■ Prompt
Copy the lines below as they are; omit the images they contain.

▶

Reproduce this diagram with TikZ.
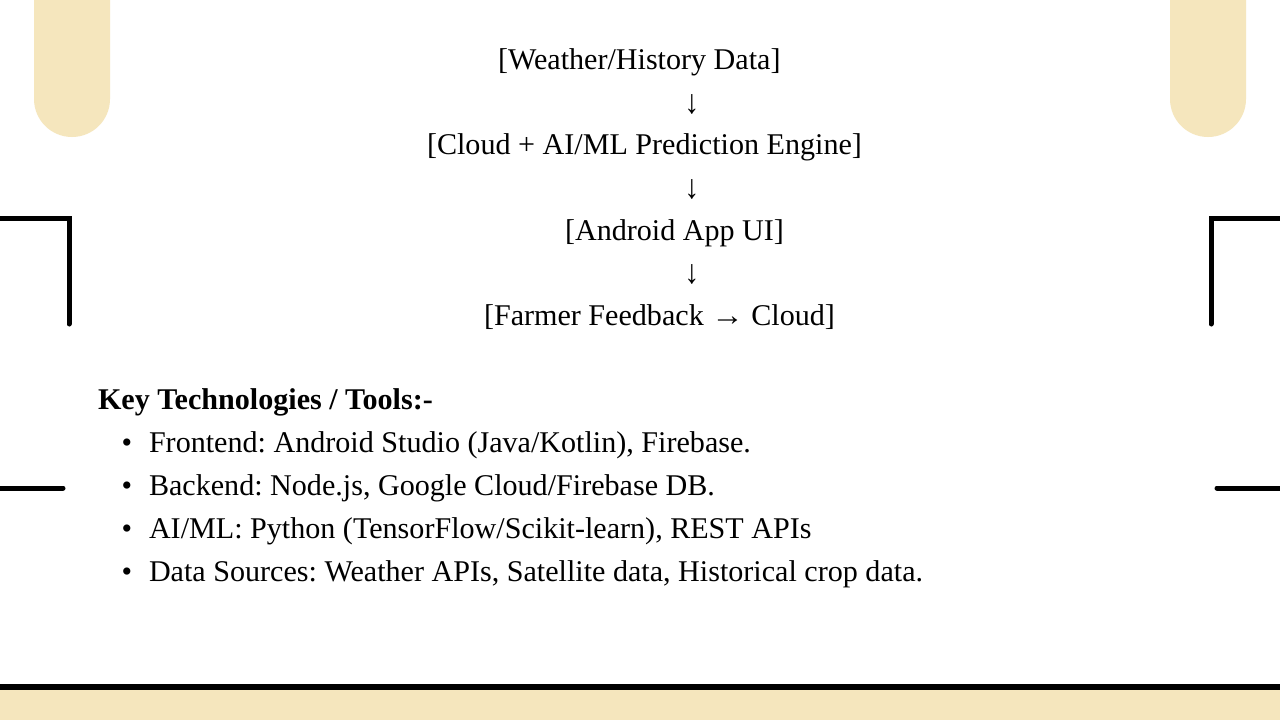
\documentclass[tikz,border=0pt]{standalone}
\usepackage{graphicx}
\usepackage{fontspec}
\setmainfont{Liberation Serif}
\definecolor{cream}{HTML}{F5E6BD}
\frenchspacing
\newcommand{\dnarr}{\scalebox{1}[1.12]{↓}}
\newcommand{\rtarr}{\scalebox{1.08}[1]{→}}
\begin{document}
\begin{tikzpicture}[x=1pt,y=-1pt,
  txt/.style={inner sep=0pt, outer sep=0pt, font=\fontsize{30.1}{36}\selectfont},
  deco/.style={line width=5pt, line cap=round, line join=miter, black},
  pill/.style={fill=cream, rounded corners=38pt}]
\useasboundingbox (0,0) rectangle (1280,720);
\fill[white] (0,0) rectangle (1280,720);
% decorations
\path[pill] (34,-60) rectangle (110,137);
\path[pill] (1170,-60) rectangle (1246,137);
\draw[deco] (-6,218) -- (69,218) -- (69,324);
\draw[deco] (1286,218) -- (1211,218) -- (1211,324);
\draw[deco] (-6,488) -- (63,488);
\draw[deco] (1217,488) -- (1286,488);
\fill[black] (0,684) rectangle (1280,690);
\fill[cream] (0,690) rectangle (1280,720);
% flow
\node[txt, anchor=base west] (n1) at (498,69) {[Weather/History Data]};
\node[txt, anchor=base] (a1) at (692,113) {\dnarr};
\node[txt, anchor=base west] (n2) at (427,154) {[Cloud + AI/ML Prediction Engine]};
\node[txt, anchor=base] (a2) at (692,198) {\dnarr};
\node[txt, anchor=base west] (n3) at (565,240) {[Android App UI]};
\node[txt, anchor=base] (a3) at (692,283) {\dnarr};
\node[txt, anchor=base west] (n4) at (484,325) {[Farmer Feedback \rtarr{} Cloud]};
% list
\node[txt, anchor=base west] (h) at (98,409) {\textbf{Key Technologies / Tools:-}};
\node[txt, anchor=base] (b1) at (127,452) {•};
\node[txt, anchor=base west] (t1) at (149,452) {Frontend: Android Studio (Java/Kotlin), Firebase.};
\node[txt, anchor=base] (b2) at (127,495) {•};
\node[txt, anchor=base west] (t2) at (149,495) {Backend: Node.js, Google Cloud/Firebase DB.};
\node[txt, anchor=base] (b3) at (127,538) {•};
\node[txt, anchor=base west] (t3) at (149,538) {AI/ML: Python (TensorFlow/Scikit-learn), REST APIs};
\node[txt, anchor=base] (b4) at (127,581) {•};
\node[txt, anchor=base west] (t4) at (149,581) {Data Sources: Weather APIs, Satellite data, Historical crop data.};
\end{tikzpicture}
\end{document}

◀

■ Correct result
Reproduce this diagram with TikZ.
\documentclass[tikz,border=0pt]{standalone}
\usepackage{graphicx}
\usepackage{fontspec}
\setmainfont{Liberation Serif}
\definecolor{cream}{HTML}{F5E6BD}
\frenchspacing
\newcommand{\dnarr}{\scalebox{1}[1.12]{↓}}
\newcommand{\rtarr}{\scalebox{1.08}[1]{→}}
\begin{document}
\begin{tikzpicture}[x=1pt,y=-1pt,
  txt/.style={inner sep=0pt, outer sep=0pt, font=\fontsize{30.1}{36}\selectfont},
  deco/.style={line width=5pt, line cap=round, line join=miter, black},
  pill/.style={fill=cream, rounded corners=38pt}]
\useasboundingbox (0,0) rectangle (1280,720);
\fill[white] (0,0) rectangle (1280,720);
% decorations
\path[pill] (34,-60) rectangle (110,137);
\path[pill] (1170,-60) rectangle (1246,137);
\draw[deco] (-6,218) -- (69,218) -- (69,324);
\draw[deco] (1286,218) -- (1211,218) -- (1211,324);
\draw[deco] (-6,488) -- (63,488);
\draw[deco] (1217,488) -- (1286,488);
\fill[black] (0,684) rectangle (1280,690);
\fill[cream] (0,690) rectangle (1280,720);
% flow
\node[txt, anchor=base west] (n1) at (498,69) {[Weather/History Data]};
\node[txt, anchor=base] (a1) at (692,113) {\dnarr};
\node[txt, anchor=base west] (n2) at (427,154) {[Cloud + AI/ML Prediction Engine]};
\node[txt, anchor=base] (a2) at (692,198) {\dnarr};
\node[txt, anchor=base west] (n3) at (565,240) {[Android App UI]};
\node[txt, anchor=base] (a3) at (692,283) {\dnarr};
\node[txt, anchor=base west] (n4) at (484,325) {[Farmer Feedback \rtarr{} Cloud]};
% list
\node[txt, anchor=base west] (h) at (98,409) {\textbf{Key Technologies / Tools:-}};
\node[txt, anchor=base] (b1) at (127,452) {•};
\node[txt, anchor=base west] (t1) at (149,452) {Frontend: Android Studio (Java/Kotlin), Firebase.};
\node[txt, anchor=base] (b2) at (127,495) {•};
\node[txt, anchor=base west] (t2) at (149,495) {Backend: Node.js, Google Cloud/Firebase DB.};
\node[txt, anchor=base] (b3) at (127,538) {•};
\node[txt, anchor=base west] (t3) at (149,538) {AI/ML: Python (TensorFlow/Scikit-learn), REST APIs};
\node[txt, anchor=base] (b4) at (127,581) {•};
\node[txt, anchor=base west] (t4) at (149,581) {Data Sources: Weather APIs, Satellite data, Historical crop data.};
\end{tikzpicture}
\end{document}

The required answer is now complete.